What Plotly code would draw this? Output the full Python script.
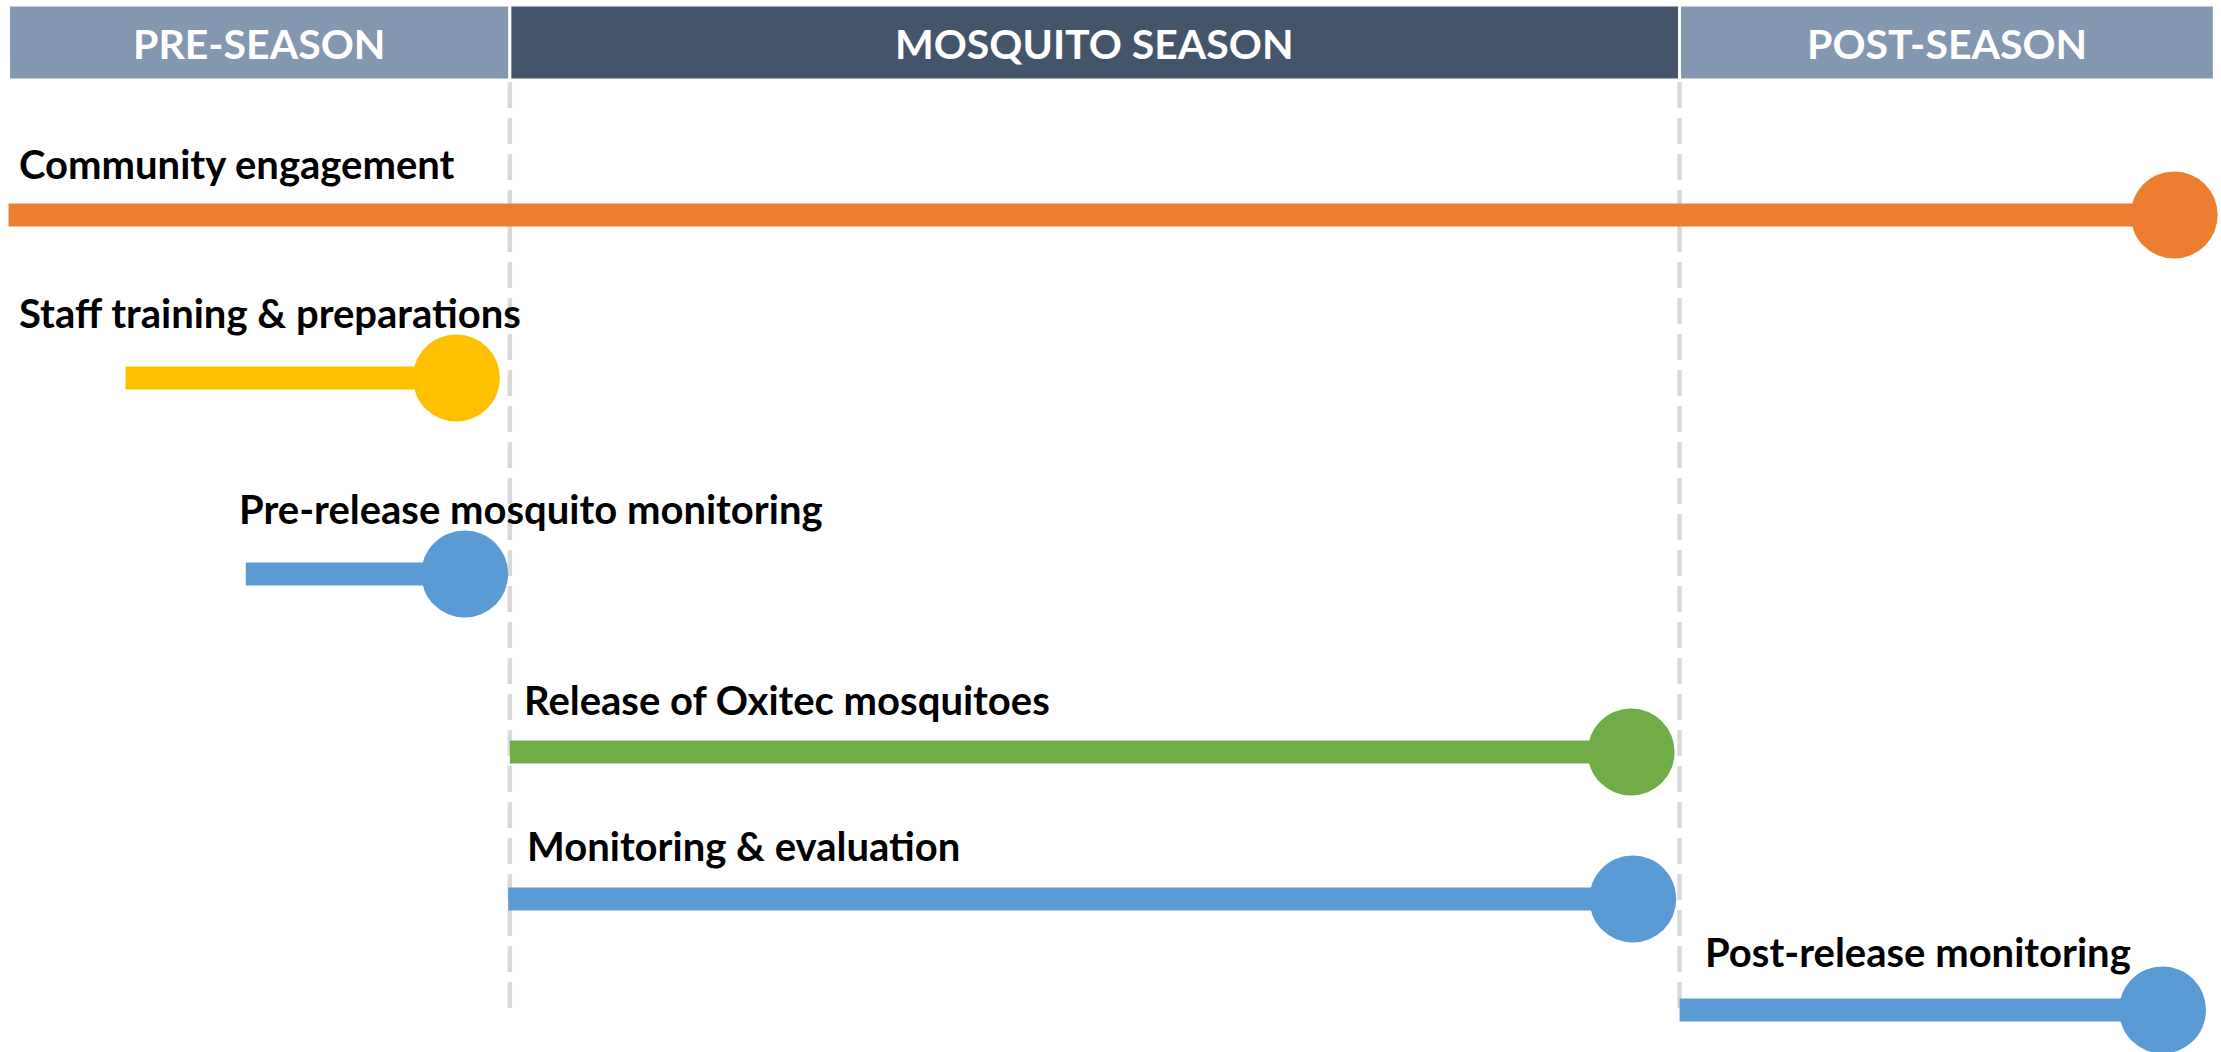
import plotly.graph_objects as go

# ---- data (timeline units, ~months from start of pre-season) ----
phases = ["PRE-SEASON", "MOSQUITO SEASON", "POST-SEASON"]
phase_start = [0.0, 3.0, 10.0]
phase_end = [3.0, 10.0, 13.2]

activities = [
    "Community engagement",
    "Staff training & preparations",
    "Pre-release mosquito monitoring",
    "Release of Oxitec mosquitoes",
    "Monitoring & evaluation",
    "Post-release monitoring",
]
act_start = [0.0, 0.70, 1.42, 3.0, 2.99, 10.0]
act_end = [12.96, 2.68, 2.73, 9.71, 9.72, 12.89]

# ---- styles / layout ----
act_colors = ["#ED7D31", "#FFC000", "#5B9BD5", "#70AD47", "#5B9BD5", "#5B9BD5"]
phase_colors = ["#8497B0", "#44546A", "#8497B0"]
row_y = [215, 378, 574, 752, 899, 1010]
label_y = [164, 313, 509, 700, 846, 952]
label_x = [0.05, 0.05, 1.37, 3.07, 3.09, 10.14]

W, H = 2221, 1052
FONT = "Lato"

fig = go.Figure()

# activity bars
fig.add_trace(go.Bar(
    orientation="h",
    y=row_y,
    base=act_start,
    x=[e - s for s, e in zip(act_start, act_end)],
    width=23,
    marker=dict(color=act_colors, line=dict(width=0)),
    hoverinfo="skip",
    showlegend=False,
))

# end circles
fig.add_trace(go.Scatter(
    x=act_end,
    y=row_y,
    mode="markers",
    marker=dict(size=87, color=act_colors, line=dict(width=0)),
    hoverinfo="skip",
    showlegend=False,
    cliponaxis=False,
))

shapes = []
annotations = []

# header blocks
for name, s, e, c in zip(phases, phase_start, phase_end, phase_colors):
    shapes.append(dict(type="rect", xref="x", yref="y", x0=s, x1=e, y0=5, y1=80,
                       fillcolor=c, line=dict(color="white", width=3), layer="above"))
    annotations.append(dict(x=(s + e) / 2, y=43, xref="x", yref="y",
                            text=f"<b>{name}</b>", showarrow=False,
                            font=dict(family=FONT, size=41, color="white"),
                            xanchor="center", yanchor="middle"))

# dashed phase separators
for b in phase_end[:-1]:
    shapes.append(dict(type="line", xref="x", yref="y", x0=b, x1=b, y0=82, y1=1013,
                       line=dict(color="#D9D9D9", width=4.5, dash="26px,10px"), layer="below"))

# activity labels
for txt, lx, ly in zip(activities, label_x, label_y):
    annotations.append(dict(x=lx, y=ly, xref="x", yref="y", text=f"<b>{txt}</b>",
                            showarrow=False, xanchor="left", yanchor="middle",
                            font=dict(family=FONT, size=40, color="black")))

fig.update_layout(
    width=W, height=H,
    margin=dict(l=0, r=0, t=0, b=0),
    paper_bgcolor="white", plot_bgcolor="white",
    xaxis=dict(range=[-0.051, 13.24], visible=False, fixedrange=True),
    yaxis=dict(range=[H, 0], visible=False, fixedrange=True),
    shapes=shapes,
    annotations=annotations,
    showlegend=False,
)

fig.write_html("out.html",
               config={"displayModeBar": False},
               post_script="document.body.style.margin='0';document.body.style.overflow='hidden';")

# # #

§ **Work to complete**: Set every line down exactly as written, leaving each picture out.

§ **Solution to this exercise**:
What Plotly code would draw this? Output the full Python script.
import plotly.graph_objects as go

# ---- data (timeline units, ~months from start of pre-season) ----
phases = ["PRE-SEASON", "MOSQUITO SEASON", "POST-SEASON"]
phase_start = [0.0, 3.0, 10.0]
phase_end = [3.0, 10.0, 13.2]

activities = [
    "Community engagement",
    "Staff training & preparations",
    "Pre-release mosquito monitoring",
    "Release of Oxitec mosquitoes",
    "Monitoring & evaluation",
    "Post-release monitoring",
]
act_start = [0.0, 0.70, 1.42, 3.0, 2.99, 10.0]
act_end = [12.96, 2.68, 2.73, 9.71, 9.72, 12.89]

# ---- styles / layout ----
act_colors = ["#ED7D31", "#FFC000", "#5B9BD5", "#70AD47", "#5B9BD5", "#5B9BD5"]
phase_colors = ["#8497B0", "#44546A", "#8497B0"]
row_y = [215, 378, 574, 752, 899, 1010]
label_y = [164, 313, 509, 700, 846, 952]
label_x = [0.05, 0.05, 1.37, 3.07, 3.09, 10.14]

W, H = 2221, 1052
FONT = "Lato"

fig = go.Figure()

# activity bars
fig.add_trace(go.Bar(
    orientation="h",
    y=row_y,
    base=act_start,
    x=[e - s for s, e in zip(act_start, act_end)],
    width=23,
    marker=dict(color=act_colors, line=dict(width=0)),
    hoverinfo="skip",
    showlegend=False,
))

# end circles
fig.add_trace(go.Scatter(
    x=act_end,
    y=row_y,
    mode="markers",
    marker=dict(size=87, color=act_colors, line=dict(width=0)),
    hoverinfo="skip",
    showlegend=False,
    cliponaxis=False,
))

shapes = []
annotations = []

# header blocks
for name, s, e, c in zip(phases, phase_start, phase_end, phase_colors):
    shapes.append(dict(type="rect", xref="x", yref="y", x0=s, x1=e, y0=5, y1=80,
                       fillcolor=c, line=dict(color="white", width=3), layer="above"))
    annotations.append(dict(x=(s + e) / 2, y=43, xref="x", yref="y",
                            text=f"<b>{name}</b>", showarrow=False,
                            font=dict(family=FONT, size=41, color="white"),
                            xanchor="center", yanchor="middle"))

# dashed phase separators
for b in phase_end[:-1]:
    shapes.append(dict(type="line", xref="x", yref="y", x0=b, x1=b, y0=82, y1=1013,
                       line=dict(color="#D9D9D9", width=4.5, dash="26px,10px"), layer="below"))

# activity labels
for txt, lx, ly in zip(activities, label_x, label_y):
    annotations.append(dict(x=lx, y=ly, xref="x", yref="y", text=f"<b>{txt}</b>",
                            showarrow=False, xanchor="left", yanchor="middle",
                            font=dict(family=FONT, size=40, color="black")))

fig.update_layout(
    width=W, height=H,
    margin=dict(l=0, r=0, t=0, b=0),
    paper_bgcolor="white", plot_bgcolor="white",
    xaxis=dict(range=[-0.051, 13.24], visible=False, fixedrange=True),
    yaxis=dict(range=[H, 0], visible=False, fixedrange=True),
    shapes=shapes,
    annotations=annotations,
    showlegend=False,
)

fig.write_html("out.html",
               config={"displayModeBar": False},
               post_script="document.body.style.margin='0';document.body.style.overflow='hidden';")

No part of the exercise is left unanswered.